(Directions) Write out each line exactly as given. Leave the pictures out of your copy.

(Given material)
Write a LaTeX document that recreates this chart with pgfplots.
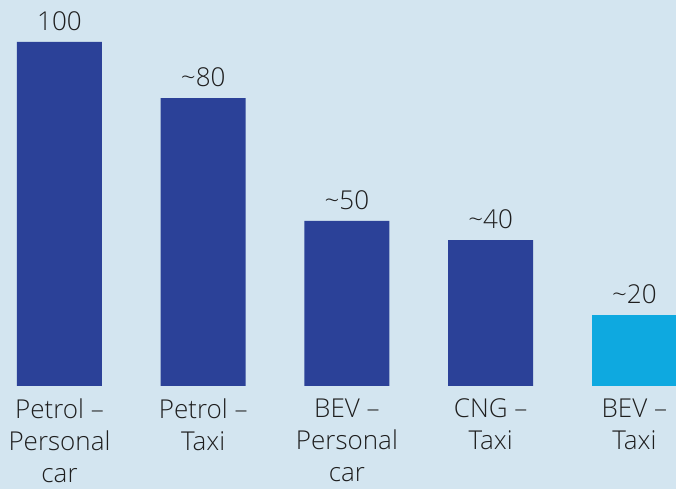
\documentclass[border=0pt]{standalone}
\usepackage{fontspec}
\setmainfont{Open Sans}[UprightFont=* Light]
\usepackage{pgfplots}
\pgfplotsset{compat=1.18}
\definecolor{bg}{HTML}{D3E5F0}
\definecolor{dblue}{HTML}{2B4198}
\definecolor{cyanb}{HTML}{0EA9E0}
\definecolor{txt}{HTML}{1E1E1E}
\begin{document}
\begin{tikzpicture}
\fill[bg] (0,0) rectangle (507pt,366.75pt);
\begin{axis}[
  at={(0,0)}, anchor=south west,
  scale only axis, width=507pt, height=366.75pt,
  xmin=-0.414, xmax=4.290, ymin=-29.94, ymax=112.2,
  axis x line=middle, axis y line=none,
  hide obscured x ticks=false,
  axis line style={draw=none}, tick style={draw=none},
  major tick length=0pt,
  ytick=\empty,
  ybar, bar width=63.75pt, bar shift=0pt,
  xtick={0,1,2,3,4},
  xticklabels={Petrol --\\Personal\\car, Petrol --\\Taxi, BEV --\\Personal\\car, CNG --\\Taxi, BEV --\\Taxi},
  xticklabel style={align=center, font=\fontsize{19.5}{24.2}\selectfont, text=txt, anchor=north, yshift=-6pt},
  nodes near coords,
  point meta=explicit symbolic,
  nodes near coords style={font=\fontsize{19.5}{22}\selectfont, text=txt, anchor=south, yshift=5pt},
  clip=false,
]
\addplot[fill=dblue, draw=none] coordinates {(0,100) [100] (1,83.7) [\textasciitilde80] (2,48) [\textasciitilde50] (3,42.4) [\textasciitilde40]};
\addplot[fill=cyanb, draw=none] coordinates {(4,20.6) [\textasciitilde20]};
\end{axis}
\pgfresetboundingbox
\path[use as bounding box] (0,0) rectangle (507pt,366.75pt);
\end{tikzpicture}
\end{document}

(Exercise response)
Write a LaTeX document that recreates this chart with pgfplots.
\documentclass[border=0pt]{standalone}
\usepackage{fontspec}
\setmainfont{Open Sans}[UprightFont=* Light]
\usepackage{pgfplots}
\pgfplotsset{compat=1.18}
\definecolor{bg}{HTML}{D3E5F0}
\definecolor{dblue}{HTML}{2B4198}
\definecolor{cyanb}{HTML}{0EA9E0}
\definecolor{txt}{HTML}{1E1E1E}
\begin{document}
\begin{tikzpicture}
\fill[bg] (0,0) rectangle (507pt,366.75pt);
\begin{axis}[
  at={(0,0)}, anchor=south west,
  scale only axis, width=507pt, height=366.75pt,
  xmin=-0.414, xmax=4.290, ymin=-29.94, ymax=112.2,
  axis x line=middle, axis y line=none,
  hide obscured x ticks=false,
  axis line style={draw=none}, tick style={draw=none},
  major tick length=0pt,
  ytick=\empty,
  ybar, bar width=63.75pt, bar shift=0pt,
  xtick={0,1,2,3,4},
  xticklabels={Petrol --\\Personal\\car, Petrol --\\Taxi, BEV --\\Personal\\car, CNG --\\Taxi, BEV --\\Taxi},
  xticklabel style={align=center, font=\fontsize{19.5}{24.2}\selectfont, text=txt, anchor=north, yshift=-6pt},
  nodes near coords,
  point meta=explicit symbolic,
  nodes near coords style={font=\fontsize{19.5}{22}\selectfont, text=txt, anchor=south, yshift=5pt},
  clip=false,
]
\addplot[fill=dblue, draw=none] coordinates {(0,100) [100] (1,83.7) [\textasciitilde80] (2,48) [\textasciitilde50] (3,42.4) [\textasciitilde40]};
\addplot[fill=cyanb, draw=none] coordinates {(4,20.6) [\textasciitilde20]};
\end{axis}
\pgfresetboundingbox
\path[use as bounding box] (0,0) rectangle (507pt,366.75pt);
\end{tikzpicture}
\end{document}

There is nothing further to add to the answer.